Folha de S. Paulo
Postura militante da corte deve refluir
para ser menos interventiva
A democracia brasileira muito deve ao
Supremo e a Alexandre de Moraes. Difícil imaginar onde estaríamos se à frente
dos inquéritos que investigam atos antidemocráticos, e do próprio processo
eleitoral, tivéssemos um juiz mais contemporizador, que imaginasse poder
alimentar o crocodilo na expectativa de ser o último a ser engolido, para
parafrasear Winston Churchill.
O fato é que a democracia saiu da zona de
risco existencial. Voltou aos trilhos. As ameaças que vinham do centro do
poder, pois perpetrados pelo próprio presidente da República, comandante máximo
das Forças Armadas, não mais existem.
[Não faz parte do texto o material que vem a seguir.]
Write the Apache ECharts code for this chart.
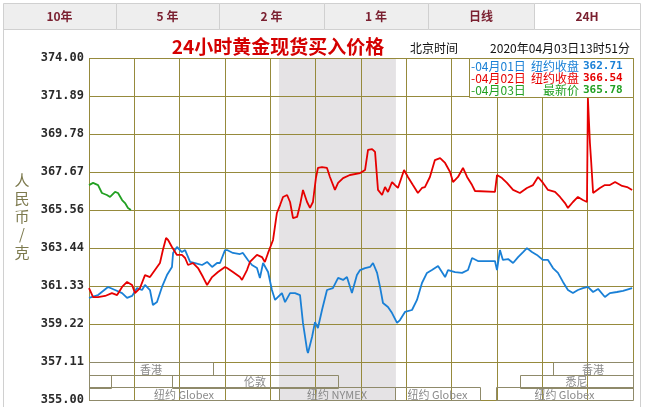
<!DOCTYPE html>
<html>
<head>
<meta charset="utf-8">
<script src="https://cdn.jsdelivr.net/npm/echarts@6/dist/echarts.min.js"></script>
<style>
html,body{margin:0;padding:0;background:#fff;}
#chart{width:646px;height:407px;}
</style>
</head>
<body>
<div id="chart"></div>
<script>
// ---- data (hours since chart start, CNY/g) ----
const blueTimes = [0,0.40,0.84,1.15,1.46,1.68,1.90,2.12,2.34,2.47,2.69,2.82,3.00,3.22,3.44,3.66,3.71,3.88,4.10,4.24,4.46,4.68,4.99,5.21,5.43,5.65,5.78,6.00,6.09,6.35,6.66,6.79,7.01,7.19,7.41,7.54,7.68,7.90,8.07,8.21,8.51,8.65,8.87,9.09,9.31,9.44,9.62,9.66,9.84,9.97,10.10,10.28,10.50,10.76,10.99,11.21,11.38,11.60,11.82,11.96,12.18,12.40,12.53,12.71,12.84,12.97,13.19,13.37,13.59,13.72,13.94,14.25,14.47,14.69,14.91,15.13,15.40,15.71,15.84,16.15,16.46,16.72,16.90,17.16,17.91,18.00,18.13,18.26,18.49,18.71,18.93,19.15,19.32,19.54,19.76,20.03,20.25,20.47,20.69,20.91,21.13,21.35,21.57,21.79,22.01,22.24,22.46,22.76,22.98,23.29,23.56,23.96];
const blueValues = [360.67,360.83,361.28,361.11,360.94,360.67,360.78,361.22,361.11,361.39,361.11,360.28,360.44,361.28,361.94,362.39,363.17,363.50,363.22,363.33,362.67,362.61,362.50,362.67,362.39,362.61,362.61,363.33,363.33,363.17,363.11,363.17,362.78,362.50,362.33,361.78,362.61,362.11,361.11,360.56,360.94,360.44,360.94,360.94,360.83,359.28,357.78,357.61,358.50,359.33,359.00,360.00,361.11,361.22,361.78,361.67,361.83,360.94,361.94,362.22,362.33,362.39,362.61,362.06,361.28,360.39,360.17,359.83,359.28,359.44,359.89,360.00,360.56,361.50,362.06,362.22,362.44,361.83,362.22,362.11,362.06,362.22,362.89,362.72,362.72,362.22,363.33,362.78,362.83,362.61,362.94,363.22,363.44,363.22,363.06,362.78,362.78,362.33,362.06,361.56,361.11,360.94,361.11,361.22,361.28,361.00,361.17,360.72,360.94,361.00,361.06,361.22];

const redTimes = [0,0.18,0.40,0.71,1.01,1.24,1.46,1.68,1.90,2.03,2.25,2.47,2.69,2.91,3.13,3.26,3.40,3.49,3.66,3.88,4.10,4.24,4.37,4.59,4.81,5.03,5.21,5.43,5.69,6.00,6.09,6.35,6.66,6.75,6.97,7.10,7.41,7.63,7.76,7.90,8.12,8.29,8.43,8.56,8.74,8.87,9.00,9.18,9.31,9.44,9.62,9.75,9.88,10.01,10.10,10.28,10.50,10.63,10.85,10.99,11.21,11.51,11.96,12.18,12.31,12.49,12.62,12.75,12.93,13.06,13.19,13.37,13.50,13.63,13.90,14.07,14.29,14.51,14.69,14.82,15.04,15.26,15.49,15.71,15.93,16.06,16.28,16.50,16.68,16.90,17.03,17.91,18.00,18.22,18.44,18.71,19.01,19.32,19.59,19.81,20.03,20.25,20.56,20.78,21.00,21.13,21.35,21.57,21.79,21.97,22.01,22.10,22.15,22.24,22.54,22.76,22.98,23.21,23.52,23.74,23.96];
const redValues = [361.22,360.72,360.72,360.78,360.94,360.83,361.28,361.56,361.39,360.94,361.22,361.94,361.83,362.22,362.61,363.33,364.00,363.89,363.50,363.06,363.06,362.89,362.50,362.61,362.33,361.83,361.39,361.83,362.11,362.39,362.33,362.11,361.83,361.67,362.22,362.67,363.06,362.94,362.67,363.17,363.89,365.39,365.83,366.28,366.39,366.00,365.11,365.17,365.83,366.67,366.00,365.67,366.00,367.33,367.89,367.94,367.89,367.39,366.67,367.06,367.33,367.50,367.61,367.78,368.89,368.94,368.78,366.67,366.39,366.83,366.56,367.11,366.94,366.78,367.78,367.39,366.94,366.50,366.78,366.83,367.39,368.33,368.44,368.17,367.67,367.11,367.39,367.89,367.39,366.94,366.61,366.56,367.50,367.33,367.06,366.67,366.50,366.78,366.94,367.39,367.06,366.67,366.56,366.28,365.94,365.67,366.00,366.28,366.11,366.00,371.78,369.28,368.33,366.50,366.78,366.94,366.94,367.11,366.89,366.83,366.67];

const greenTimes = [0,0.18,0.40,0.57,0.79,0.93,1.15,1.28,1.46,1.59,1.72,1.85];
const greenValues = [366.94,367.06,366.94,366.50,366.39,366.28,366.56,366.50,366.11,365.94,365.67,365.56];

// y tick labels: 355.00 ... 374.00
const yMin = 355, yMax = 374, yStep = 19 / 9;

// trading sessions (hours), row 0 = top
const sessionNames = ['香港', '', '伦敦', '纽约 Globex', '纽约 NYMEX', '纽约 Globex', '纽约 Globex', '悉尼', '香港'];
const sessionStart = [0, 0, 3.66, 0, 8.38, 13.50, 17.95, 19.01, 20.47];
const sessionEnd   = [5.47, 0.97, 10.98, 8.38, 13.50, 17.25, 24, 24, 24];
const sessionRow   = [0, 1, 1, 2, 2, 2, 2, 1, 0];

const bandStart = [8.38], bandEnd = [13.54];

const tabLabels = ['10年', '5 年', '2 年', '1 年', '日线', '24H'];
const legendDates = ['-04月01日', '-04月02日', '-04月03日'];
const legendNames = ['纽约收盘', '纽约收盘', '最新价'];
const legendValues = ['362.71', '366.54', '365.78'];

const BLUE = '#1a80d6', RED = '#e60000', GREEN = '#22a022';
const GRID = '#968a3c';
const CJK = '"Noto Sans CJK SC", "Noto Sans", sans-serif';

function pairs(t, v) { return t.map((x, i) => [x, v[i]]); }

const chart = echarts.init(document.getElementById('chart'), null, { renderer: 'canvas' });

const graphics = [];
const tabEdges = [3, 116, 219, 324, 428, 534, 640];
tabLabels.forEach((t, i) => {
  const active = i === tabLabels.length - 1;
  graphics.push({
    type: 'rect', left: tabEdges[i], top: 3,
    shape: { width: tabEdges[i + 1] - tabEdges[i], height: 26 },
    style: { fill: active ? '#ffffff' : '#eeeeee', stroke: '#d0d0d0', lineWidth: 1 }
  });
  graphics.push({
    type: 'text', x: (tabEdges[i] + tabEdges[i + 1]) / 2, y: 16,
    style: { text: t, align: 'center', verticalAlign: 'middle', fill: '#7a2030',
      font: 'bold 12px ' + CJK }
  });
});
graphics.push({ type: 'line', shape: { x1: 3.5, y1: 29, x2: 3.5, y2: 407 }, style: { stroke: '#d0d0d0', lineWidth: 1 } });
graphics.push({ type: 'line', shape: { x1: 640.5, y1: 29, x2: 640.5, y2: 407 }, style: { stroke: '#d0d0d0', lineWidth: 1 } });
graphics.push({ type: 'text', x: 278, y: 47,
  style: { text: '24小时黄金现货买入价格', align: 'center', verticalAlign: 'middle', fill: '#d40000',
    font: 'bold 19px ' + CJK } });
graphics.push({ type: 'text', x: 410, y: 48,
  style: { text: '北京时间', align: 'left', verticalAlign: 'middle', fill: '#111', font: '12px ' + CJK } });
graphics.push({ type: 'text', x: 630, y: 48,
  style: { text: '2020年04月03日13时51分', align: 'right', verticalAlign: 'middle', fill: '#111', font: '12px ' + CJK } });
graphics.push({ type: 'rect', left: 469, top: 58, shape: { width: 164, height: 39 },
  style: { fill: '#ffffff', stroke: GRID, lineWidth: 1 }, z: 10 });
const legColors = [BLUE, RED, GREEN];
legendDates.forEach((d, i) => {
  const y = 66 + i * 12;
  graphics.push({ type: 'text', x: 471, y: y, z: 11,
    style: { text: d, align: 'left', verticalAlign: 'middle', fill: legColors[i], font: '12px ' + CJK } });
  graphics.push({ type: 'text', x: 579, y: y, z: 11,
    style: { text: legendNames[i], align: 'right', verticalAlign: 'middle', fill: legColors[i], font: '12px ' + CJK } });
  graphics.push({ type: 'text', x: 583, y: y, z: 11,
    style: { text: legendValues[i], align: 'left', verticalAlign: 'middle', fill: legColors[i],
      font: 'bold 11px "DejaVu Sans Mono", monospace' } });
});
graphics.push({ type: 'text', x: 22, y: 216,
  style: { text: '人\n民\n币\n/\n克', align: 'center', verticalAlign: 'middle', fill: '#7d7a4e',
    font: '15px ' + CJK, lineHeight: 18 } });

const option = {
  backgroundColor: '#ffffff',
  animation: false,
  grid: { left: 89, right: 13, top: 58, bottom: 7, containLabel: false },
  xAxis: {
    type: 'value', min: 0, max: 24, interval: 2,
    axisLine: { show: false }, axisTick: { show: false }, axisLabel: { show: false },
    splitLine: { show: true, lineStyle: { color: GRID, width: 1 } }
  },
  yAxis: {
    type: 'value', min: yMin, max: yMax, interval: yStep,
    axisLine: { show: false }, axisTick: { show: false },
    axisLabel: { margin: 5, color: '#2a2a2a', fontWeight: 'bold', fontSize: 12,
      fontFamily: '"DejaVu Sans Mono", monospace',
      formatter: v => v.toFixed(2) },
    splitLine: { show: true, lineStyle: { color: GRID, width: 1 } }
  },
  graphic: graphics,
  series: [
    {
      type: 'custom', z: -1, silent: true,
      data: bandStart.map((s, i) => [s, bandEnd[i]]),
      renderItem: (params, api) => {
        const p0 = api.coord([api.value(0), yMax]);
        const p1 = api.coord([api.value(1), yMin]);
        return { type: 'rect', shape: { x: p0[0], y: p0[1], width: p1[0] - p0[0], height: p1[1] - p0[1] },
          style: { fill: '#e5e3e5' } };
      }
    },
    {
      type: 'custom', silent: true, z: 3,
      data: sessionStart.map((s, i) => [s, sessionEnd[i], sessionRow[i]]),
      renderItem: (params, api) => {
        const top = api.coord([0, yMin + yStep])[1];
        const bot = api.coord([0, yMin])[1];
        const h = (bot - top) / 3;
        const x0 = api.coord([api.value(0), yMin])[0];
        const x1 = api.coord([api.value(1), yMin])[0];
        const y0 = top + api.value(2) * h;
        return { type: 'group', children: [
          { type: 'rect', shape: { x: Math.round(x0) + 0.5, y: Math.round(y0) + 0.5, width: Math.round(x1 - x0), height: Math.round(h) },
            style: { fill: 'none', stroke: '#8f8a6a', lineWidth: 1 } },
          { type: 'text', style: { text: sessionNames[params.dataIndex], x: (x0 + x1) / 2, y: y0 + h / 2 + 1,
            align: 'center', verticalAlign: 'middle', fill: '#8a8a8a', font: '11px ' + CJK } }
        ] };
      }
    },
    { name: '04月01日', type: 'line', data: pairs(blueTimes, blueValues), showSymbol: false, z: 4,
      lineStyle: { color: BLUE, width: 1.8 }, itemStyle: { color: BLUE } },
    { name: '04月02日', type: 'line', data: pairs(redTimes, redValues), showSymbol: false, z: 5,
      lineStyle: { color: RED, width: 1.8 }, itemStyle: { color: RED } },
    { name: '04月03日', type: 'line', data: pairs(greenTimes, greenValues), showSymbol: false, z: 6,
      lineStyle: { color: GREEN, width: 1.8 }, itemStyle: { color: GREEN } }
  ]
};
chart.setOption(option);
</script>
</body>
</html>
Não se nega que grupos golpistas e
bolsonaristas ressentidos ainda estejam por aí, exalando autoritarismo. Mas os
riscos impostos por esses radicais são muito distintos daqueles impostos por um
presidente extremista.
Nesse sentido, a postura militante do
Supremo deve refluir para uma atitude menos interventiva. É fundamental que o tribunal
tome cuidado para não estabelecer precedentes que, no futuro, ameacem o próprio
debate democrático.
A democracia constitucional é um regime superior aos demais exatamente por essa sua capacidade de assegurar que visões distintas de mundo possam conviver, ainda que em forte tensão, desde que não transborde em violência. A liberdade de expressão serve exatamente para proteger discursos impróprios. Para habilitar que o conflito não fique escamoteado e reprimido, mas que ganhe a luz do dia; até para que saibamos o que pensam os nossos adversários.